Italy is a dream market for the Swiss financial services sector despite bumps in the road and a swathe of fines.

If you go to a private bank in Italy around the Ferragosto holiday, you’ll end up hammering fruitlessly on the door because all the financial advisors and customers seem to have headed for the beach. However, the quiet is deceptive because Swiss financial service providers have been beavering away in Italy to an extent not seen for a long time.

Switzerland’s largest insurer, Zurich, recently made what those familiar with the Italian market describe as a clever move when it acquired a network of more than 1,000 independent financial advisors from Deutsche Bank at the beginning of August with assets under management of 16.5 billion euros ($19.4 billion).

 Test market for UBS

Swiss banks are on the march too. Zurich-based private bank EFG, which inherited a significant but difficult Italian business when it took over its Ticinese competitor BSI, reopened its Milan office in 2019 and has been expanding its activities there ever since. Credit Suisse increased its private banking team in Milan just last May and placed it under the leadership of ex-UBS man Gabriele D'Agosta.

UBS also has big plans for Italy. In the autumn, it wants to launch its hybrid asset management mandate My Way there and explicitly target affluent and high net-worth customers. After Germany, Italy is the second European market where the new digital tool is being deployed, indicating a clear commitment to the country

Amnesties and Information

While UBS is withdrawing from Austria, and scrutinizing the profitability of other European markets, there has not been a murmur about its Italian operations. In 2020, it contributed a good 19 million euros to UBS Europe's earnings. Swiss financial service providers’ recent interest in Italy comes as a surprise given their complicated history there.

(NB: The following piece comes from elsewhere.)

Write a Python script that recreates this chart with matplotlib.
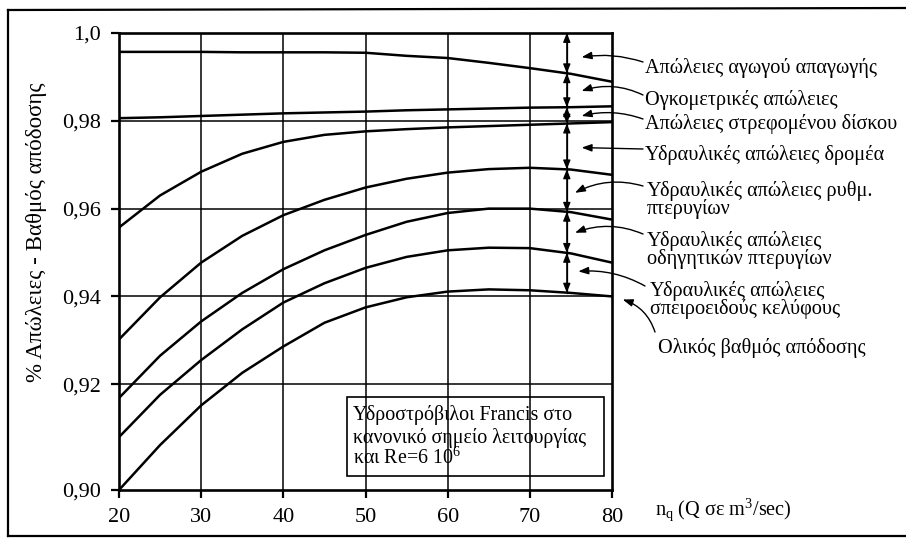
import numpy as np
import matplotlib
matplotlib.use("Agg")
import matplotlib.pyplot as plt
from matplotlib.patches import Rectangle
from matplotlib.lines import Line2D

plt.rcParams['font.family'] = ['Liberation Serif', 'DejaVu Serif']
plt.rcParams['mathtext.fontset'] = 'custom'
plt.rcParams['mathtext.rm'] = 'Liberation Serif'
plt.rcParams['mathtext.it'] = 'Liberation Serif:italic'

# data
nq = [20, 25, 30, 35, 40, 45, 50, 55, 60, 65, 70, 75, 80]
eta_outlet = [.9957, .9957, .9957, .9956, .9956, .9956, .9955, .9948, .9943, .9932, .9920, .9907, .9889]
eta_volumetric = [.9806, .9808, .9811, .9814, .9817, .9819, .9821, .9824, .9826, .9828, .9830, .9831, .9833]
eta_disk = [.9557, .9630, .9684, .9725, .9752, .9768, .9776, .9781, .9785, .9788, .9791, .9794, .9797]
eta_runner = [.9302, .9398, .9477, .9538, .9585, .9620, .9648, .9668, .9682, .9690, .9693, .9689, .9677]
eta_wicket = [.9174, .9265, .9343, .9408, .9462, .9505, .9540, .9570, .9590, .9600, .9600, .9592, .9575]
eta_stay = [.9100, .9180, .9255, .9325, .9386, .9430, .9465, .9490, .9505, .9511, .9510, .9498, .9477]
eta_total = [.9000, .9085, .9160, .9226, .9286, .9340, .9375, .9398, .9411, .9416, .9414, .9408, .9400]

curves = [eta_outlet, eta_volumetric, eta_disk, eta_runner, eta_wicket, eta_stay, eta_total]

labels = [
    "Απώλειες αγωγού απαγωγής",
    "Ογκομετρικές απώλειες",
    "Απώλειες στρεφομένου δίσκου",
    "Υδραυλικές απώλειες δρομέα",
    "Υδραυλικές απώλειες ρυθμ.\nπτερυγίων",
    "Υδραυλικές απώλειες\nοδηγητικών πτερυγίων",
    "Υδραυλικές απώλειες\nσπειροειδούς κελύφους",
    "Ολικός βαθμός απόδοσης",
]
label_heads = [(76.3, .9945), (76.3, .9868), (76.3, .9811), (76.3, .9739),
               (75.5, .9636), (75.5, .9545), (75.9, .9457), (81.3, .9393)]

xticks = [20, 30, 40, 50, 60, 70, 80]
yticks = [0.90, 0.92, 0.94, 0.96, 0.98, 1.00]
ytick_labels = ["0,90", "0,92", "0,94", "0,96", "0,98", "1,0"]
x_marker = 74.5

W, H = 906, 538


# the scanned axis has a taller bottom band (0.90-0.92)
def fwd(y):
    y = np.asarray(y, dtype=float)
    return np.where(y >= 0.92, 106 + (y - 0.92) / 0.02 * 88, (y - 0.90) / 0.02 * 106)


def inv(v):
    v = np.asarray(v, dtype=float)
    return np.where(v >= 106, 0.92 + (v - 106) / 88 * 0.02, 0.90 + v / 106 * 0.02)


fig = plt.figure(figsize=(W / 100, H / 100), dpi=100)
fig.patch.set_facecolor('white')
ax = fig.add_axes([119 / W, 1 - 490 / H, (612 - 119) / W, (490 - 33) / H])
ax.set_yscale('function', functions=(fwd, inv))
ax.set_xlim(20, 80)
ax.set_ylim(0.90, 1.00)

for yv in yticks[1:-1]:
    ax.axhline(yv, color='black', lw=1.1, zorder=1)
for xv in xticks[1:-1]:
    ax.axvline(xv, color='black', lw=1.1, zorder=1)

for c in curves:
    ax.plot(nq, c, color='black', lw=1.8, zorder=3)

# vertical double arrows between curves
bounds = [1.0] + [float(np.interp(x_marker, nq, c)) for c in curves]
ax.plot([x_marker, x_marker], [bounds[0], bounds[-1]], color='black', lw=0.9, zorder=2)
for top, bot in zip(bounds[:-1], bounds[1:]):
    ax.annotate('', xy=(x_marker, bot), xytext=(x_marker, top),
                arrowprops=dict(arrowstyle='<|-|>,head_length=0.55,head_width=0.22',
                                color='black', lw=0.9, shrinkA=0, shrinkB=0))

# labels on the right with arrows
text_pos = [(645, 68), (645, 100), (645, 124), (645, 155), (647, 200), (647, 250), (650, 300), (658, 348)]
tails = [(643, 62), (643, 95), (643, 119), (643, 149), (643, 186), (643, 234), (645, 286), (655, 332)]
rads = [0.12, 0.2, 0.15, 0.0, 0.2, 0.2, 0.15, 0.25]
for lab, (tx, ty), (hx, hy), (sx, sy), r in zip(labels, text_pos, label_heads, tails, rads):
    fig.text(tx / W, 1 - ty / H, lab, fontsize=14.6, ha='left', va='center', linespacing=0.85)
    ax.annotate('', xy=(hx, hy), xycoords='data', xytext=(sx, H - sy), textcoords='figure pixels',
                annotation_clip=False,
                arrowprops=dict(arrowstyle='-|>,head_length=0.6,head_width=0.22', color='black',
                                lw=1.0, shrinkA=0, shrinkB=0, connectionstyle='arc3,rad=%s' % r))

# info box
ax.add_patch(Rectangle((47.7, 0.9026), 31.3, 0.0149, fill=False, edgecolor='black', lw=1.2, zorder=4))
ax.text(48.5, 0.9141, "Υδροστρόβιλοι Francis στο", fontsize=14.4, va='center', ha='left')
ax.text(48.5, 0.9099, "κανονικό σημείο λειτουργίας", fontsize=14.4, va='center', ha='left')
ax.text(48.5, 0.9060, "και Re=6 10$^6$", fontsize=14.4, va='center', ha='left')

ax.set_xticks(xticks)
ax.set_yticks(yticks)
ax.set_yticklabels(ytick_labels)
ax.yaxis.set_minor_locator(matplotlib.ticker.NullLocator())
ax.tick_params(axis='both', labelsize=16, length=6, width=1.6, direction='out', color='black')
ax.tick_params(axis='y', pad=7)
ax.tick_params(axis='x', pad=7)
for s in ax.spines.values():
    s.set_linewidth(1.9)

fig.text(37 / W, 1 - 232 / H, "% Απώλειες - Βαθμός απόδοσης", rotation=90, fontsize=16.5,
         ha='center', va='center')
fig.text(655 / W, 1 - 510 / H, "n$_\\mathrm{q}$ (Q σε m$^3$/sec)", fontsize=14.6, ha='left', va='center')

# scan border
fig.add_artist(Line2D([8 / W, 8 / W], [1 - 10 / H, 1 - 536 / H], color='black', lw=1.6))
fig.add_artist(Line2D([8 / W, 1.0], [1 - 10 / H, 1 - 8 / H], color='black', lw=1.6))
fig.add_artist(Line2D([8 / W, 1.0], [1 - 536 / H, 1 - 536 / H], color='black', lw=1.6))

fig.savefig("out.png", dpi=100)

In 2017, the Italian tax authorities collected 20 billion euros from tax evaders as part of an amnesty. In 2015, Italy also concluded a tax agreement with Switzerland. Since the beginning of 2018, Swiss banks have been providing data to Italy as part of the automatic exchange of customer information (AEOI).

Guardia di Finanza Still On Case

However, all this has not put an end to the tax dispute with the Swiss financial services sector from the Italian financial police’s perspective. Equipped with plenty of data on Swiss banks’ activities in Italy from previous amnesties, the Italian authorities came knocking on their door again in 2019. At the time, it was reported that more than ten banks were willing to cooperate with the Italians.

That same year, UBS paid around 111 million Swiss francs ($122 million) in a settlement with the authorities. In 2020, a money-laundering trial cost it another 1.5 million euros. Criminal investigations are ongoing into a raft of other cases. In March 2020, the Guardia di Finanza also went after Credit Suisse despite the fact that it had paid a total of 109.5 million euros in a settlement at the end of 2016.

Nation of Dream Customers

After those experiences, Italy should actually be a no-go area for Swiss banks. However, a source familiar with Italian banking said there are tangible reasons why they are still making an even greater effort to enter the market.

The source said this is simply because Italians are just dream customers. For example, the savings rate in Italy is high by European standards, and customers prefer financial products and mandates that yield a regular income for the banks. Furthermore, Italians are not very price-sensitive when it comes to financial services. They are more interested in other things, in particular a close relationship with an advisor. «Italian customers are very loyal,» the source said.

Fear Drives Inflows

Recent rich lists show the potential for private banking. According to Credit Suisse, Italy ranks 19th in the world in terms of average per capita wealth at $239,420 (Switzerland is in the first place). Last year, there were 187 new millionaires in Italy. The economic and political instability that has plagued Italy since the financial crisis has also not necessarily been to the disadvantage of Swiss financial-service providers.

As in the 1960s and 1970s, when Italians created backup funds in Switzerland out of fear of instability, inflation and a possible communist government, Swiss institutions repeatedly register inflows whenever the situation in Italy deteriorates. In 2018, when there were fears Italy might leave the EU, the influx of money hit the headlines.

Ups and Downs in Ticino

The beneficiary in these cases is usually the southern Swiss Canton of Ticino’s financial hub. However, there was a major outflow of Italian assets after the 2015 agreement. Sources there say business has since stabilized.

Of course, the attractiveness of Italian customers also has downsides for Swiss banking. The domestic banks are doggedly and successfully defending their territory against the «Svizzeri», the source familiar with the Italian market said. Customer loyalty makes life even more difficult for foreign competitors.

 Growing through Networks

Companies such as Zurich are fortunate if they can buy themselves a network of established relationships. The so-called consulenti finanziari, independent asset managers with an exclusive banking or insurance connection, have seen the money flood in and have been able to expand their businesses in recent years.

«The greatest growth comes from this area,» the Italy expert said. Loyalty, fees, and millions in assets mean Italy really could be Swiss bankers’ best hope for «La Dolce Vita».